As I prepare for a semi-improvised performance at the NIME conference this week, I find myself thinking a great deal about improvisation and indeterminacy (more on the distinction between the two in a bit). Specifically, why is indeterminacy still looked upon with such suspicion in the new music world, 100 years after John Cage’s birth? Oh sure, certain aleatoricisms have been tamed and have found their way into the standard notational vocabulary—familiar gambits like box notation and feathered beaming. At this point almost no one objects to their use, and they’ve entered into common performance practice. But paradoxically, this renders them almost wholly determinate in sound, encouraging rote and mechanical use. Casually deployed, they can become conspicuous signposts that announce “this is a new music piece” and not much else.
Thankfully, thoughtful composers continue to develop new notational gambits, but this presents its own challenges, and puts an extra burden on performers to absorb this new information. Composers can try to take on as much of that burden as possible by making the notation as clear and vivid as they can; in this respect, I admire David Smooke’s approach. In a recent post on his toy piano concerto, Smooke describes a subtle and flexible notational system capable of loosening some musical parameters (e.g. rhythm, time) in order to make other parameters (e.g. texture, ensemble coordination) easier to control. Of course, some aspects of this notation are not exactly new (the unmeasured preludes of Couperin and Pandolfi come to mind).
So far, so good. But when indeterminacy gets bigger and scarier, people’s attitudes start to change. We can distinguish between indeterminate notation meant to evoke a specific sound, and indeterminate notation that is meant to prompt or provoke the performer in some way. The former is almost universally sanctioned; the latter is still controversial. I wish it wasn’t, because it’s a powerful locus of creativity. Too often I’ve encountered the attitude that, by leaving too much up to the performer, the composer has abdicated his or her professional duties. I hope that this is mostly due to misunderstanding, but I worry that it’s an impossible ideological divide. In this provocative model of indeterminacy, a little willful notational obscurity is even desired, because it compels the performer to engage with the piece deeply. That is, if they’re not put off right away—it’s a tactic that requires great trust between performer and composer.
I wonder if the resistance to indeterminacy is somehow a part of the long hangover from the musical culture of deliriously extreme specificity which dominated the last century. Perhaps ironically, even this musical movement culminates in a kind of indeterminacy of ability in the music of Brian Ferneyhough. Here, the notation is about as specific as you can get, but the near-impossibility of it shifts the nexus of indeterminacy from the details of the notation to the capabilities of the performer.

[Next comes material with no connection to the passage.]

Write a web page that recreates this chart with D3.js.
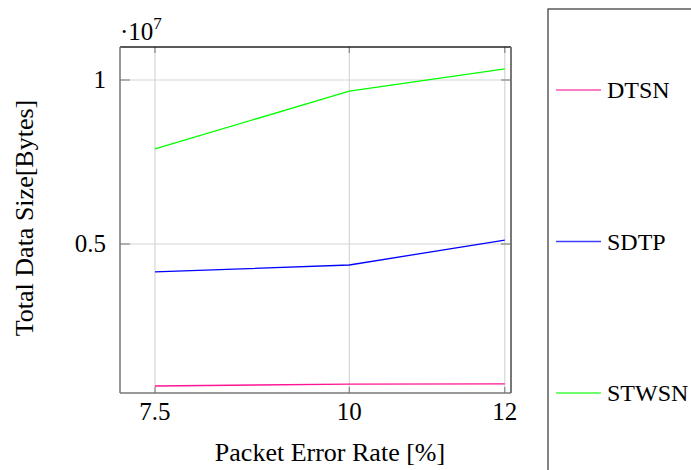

Some of my music also ends up occupying an awkward middle ground between indeterminacy and specificity, and I’d like to defend this awkwardness if I can. In Mobile I for violin and electronics, the pitch content of the electronics is unspecified, but descended from the spectral content of the violin, ensuring that it remains musically connected to the violinist’s performance. Like Smooke’s concerto, the end result has a particular texture that is unique to the piece. I wonder, though, if it’s too vague to satisfy those fixated on specificity, and too predictable to appease those who prioritize exploration.
This also raises questions about the distinction between indeterminacy and improvisation. Often this distinction seems more semantic to me than anything, and this is especially true when it comes to music with live electronics. If we view the computer as a willed agent, then surely it is improvising. On the other hand, if you break the program down into its rule-based or stochastic components, then it is merely another layer of notation, this time in the form of code. Part of this is due to technological limitations; often the tools are not as reliable or predictable as we would like.
But working with these limitations can also lead to novel, inventive solutions. This crosses my mind many times while working with Mimi (Multi-modal Interaction for Musical Improvisation, a software system for live human-machine improvisation designed by Alexandre François). As I practice with Mimi, the fear of a less-than-perfect improvisation is often present, and so there is a strong temptation to make the performance as predictable as possible. However, Mimi won’t let me. Every time I sit down with the system, it does things I don’t expect and can’t predict. In the end, I think this is why I like indeterminacy—it compels me to do the things I am afraid of.